Sri Lanka can raise interest rates if inflation goes up and the current administration is engaging in strategies which are alternatives to going to the International Monetary Fund, State Minister for Money and Capital Markets, Nivard Cabraal said.
Interest rates are hike based on inflation and other indicators.
“The central bank will take into account many factors before raising interest rates,” Minister Cabraal told an online webinar.
“At the moment it is not necessary. If there is a necessity it is a decision that will be taken later.”
Sri Lanka’s inflation measured by a nation-wide sampling has topped 6.1 percent by May and prices in Colombo have risen 5.2 percent by June.
Sri Lanka inflation rises to 5.2-pct in June, food prices up 11.3-pct
Cabraal said initial growth targets may not be met due to lockdowns but it was important to vaccinate the public and open the country has much as possible.
“Though we may not be able to achieve 6 percent growth we may be able to get about 4.5 to 5.0 percent,” he said.
Sri Lanka sharply cut rate trimmed reserve ratios and injected over 700 billion rupees since February 2020 in what was called ‘Modern Monetary Theory’ in a bid to push growth without economic liberalization.

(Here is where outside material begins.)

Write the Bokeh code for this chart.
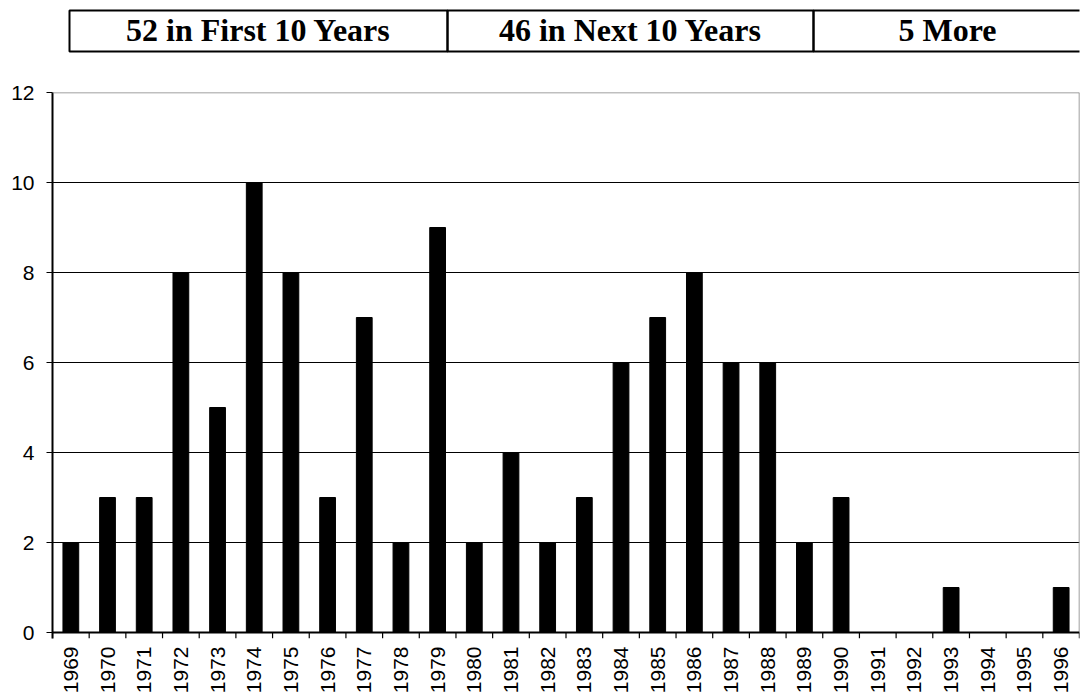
import math
from bokeh.plotting import figure
from bokeh.layouts import column
from bokeh.models import Range1d, FixedTicker, LinearAxis, Span
from bokeh.core.properties import value
from bokeh.embed import file_html
from bokeh.resources import INLINE

# ---- data ----
years = list(range(1969, 1997))
counts = [2, 3, 3, 8, 5, 10, 8, 3, 7, 2, 9, 2, 4, 2, 3, 6, 7, 8, 6, 6, 2, 3, 0, 0, 1, 0, 0, 1]
period_labels = ["52 in First 10 Years", "46 in Next 10 Years", "5 More"]
y_ticks = [0, 2, 4, 6, 8, 10, 12]

# ---- layout constants (pixels) ----
W = 1081
HDR_H = 60
MAIN_H = 698 - HDR_H
FRAME_L, FRAME_R = 52, 1079
box_edges = [69, 447, 813, 1090]
box_top, box_bottom = 10, 51
PX_PER_UNIT = 45.0
X_TICK_PX = 6

SANS = "Liberation Sans"
SERIF = "Liberation Serif"

# ---- header strip ----
hdr = figure(width=W, height=HDR_H, x_range=Range1d(FRAME_L, FRAME_R), y_range=Range1d(HDR_H, 0),
             output_backend="svg", toolbar_location=None,
             x_axis_location=None, y_axis_location=None,
             min_border_left=FRAME_L, min_border_right=W - FRAME_R,
             min_border_top=0, min_border_bottom=0)
hdr.grid.visible = False
hdr.outline_line_color = None
hdr.quad(left=box_edges[:-1], right=box_edges[1:], top=box_top, bottom=box_bottom,
         fill_color=None, line_color="black", line_width=2)
centers = [(min(box_edges[i + 1], W) + box_edges[i]) / 2 for i in range(len(period_labels))]
hdr.text(x=centers, y=[(box_top + box_bottom) / 2 - 1] * len(centers), text=period_labels,
         text_font=value(SERIF), text_font_style="bold", text_font_size="32px",
         text_align="center", text_baseline="middle", text_color="black")

# ---- main chart ----
y_lo = -X_TICK_PX / PX_PER_UNIT
p = figure(width=W, height=MAIN_H,
           x_range=Range1d(years[0] - 0.5, years[-1] + 0.5), y_range=Range1d(y_lo, 12),
           output_backend="svg", toolbar_location=None, x_axis_location=None,
           min_border_left=FRAME_L, min_border_right=W - FRAME_R,
           min_border_top=32, min_border_bottom=60)

p.outline_line_color = None
p.xgrid.visible = False
p.ygrid.ticker = FixedTicker(ticks=[t for t in y_ticks if 0 < t < 12])
p.ygrid.grid_line_color = "black"
p.ygrid.grid_line_width = 1

# top and right grey frame edges
p.add_layout(Span(location=12, dimension="width", line_color="#808080", line_width=1.5))
p.add_layout(Span(location=years[-1] + 0.5, dimension="height", line_color="#808080", line_width=1.5))

p.vbar(x=years, top=counts, width=0.43, fill_color="black", line_color="black")

# x axis baseline and boundary tick marks
p.add_layout(Span(location=0, dimension="width", line_color="black", line_width=2))
bounds = [y - 0.5 for y in years] + [years[-1] + 0.5]
p.segment(x0=bounds, y0=[0] * len(bounds), x1=bounds, y1=[y_lo] * len(bounds),
          line_color="black", line_width=1.2)

ya = p.yaxis[0]
ya.ticker = FixedTicker(ticks=y_ticks)
ya.major_label_text_font = SANS
ya.major_label_text_font_size = "21px"
ya.major_label_text_color = "black"
ya.major_tick_out = 6
ya.major_tick_in = 0
ya.minor_tick_line_color = None
ya.axis_line_width = 2
ya.axis_line_color = "black"
ya.major_tick_line_color = "black"
ya.major_label_standoff = 12

label_axis = LinearAxis(ticker=FixedTicker(ticks=years), major_tick_line_color=None,
                        major_tick_out=0, major_tick_in=0,
                        axis_line_color=None, minor_tick_line_color=None,
                        major_label_orientation=math.pi / 2,
                        major_label_text_font=SANS, major_label_text_font_size="21px",
                        major_label_text_color="black", major_label_standoff=8)
p.add_layout(label_axis, "below")

layout = column(hdr, p, spacing=0)
open("out.html", "w").write(file_html(layout, INLINE))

Cabraal said interest rates have been brought sharply down since a new administration came.
“A lot of pressure was taken off people as a result,” he said. “Housing loans were at 17 percent. Now it is down to 8 to 9 percent. It is not just people but also for businesses.”
Analysts expressed fears that continued to money printing by the central bank may lead to a further deterioration of sovereign credit conditions which will then lead to a ‘sudden stop’ event, which tend to contract economies.
Sri Lanka was now implementing policies as an alternative to the International Monetary Fund prescriptions, he said.
Though spokesmen for the last administration ire advocating going to the IMF, their policy prescriptions had got them also into trouble, he said.
“There only aim is to driven the country to the IMF,” Minister Cabraal said. “They know what will happen then.
“They went to the IMF and based on their prescriptions economic growth fell from 7 percent to 2 percent.”
Sri Lanka pursued a ‘revenue-based fiscal consolidation’ involving expansion of the state from 2015 and also intensified domestic and external anchor conflicts with a monetary program involving intervening in the forex market to collect reserves and also having a high domestic inflation target.
Sri Lanka printed large volumes of money in 2015 (at first unwinding term reverse repo deals) and also in 2018 (printing money through multiple lender of last resort tools) as well as outright purchases of government bonds to trigger monetary instability.
The rupee was progressively brought down from 131 to 182 under the non-credible ‘flexible exchange rate’ peg and high domestic anchor made up of inflation target of up to 8 percent, with inevitable consequences.
The last administration printed money to target an ‘output gap’, undermining tax hikes to reduced the budget deficit, while the current administration is following so-called Modern Monetary Theory and tax cuts.
Analysts have warned that Sri Lanka’s monetary regime is a fundamentally flawed and ‘IMF prone’ (also known as recidivist) and the domestic operations of the central bank has to be curbed or the agency abolished to maintain lasting monetary stability.
Though countries such as Japan and Malaysia have escaped economic crises without the IMF and all countries managed without the the agency before it was set up, the policies required a combination of monetary stability and fiscal fixes.
Countries that do not pull back on time can go into severe stress which may end up in dollarization.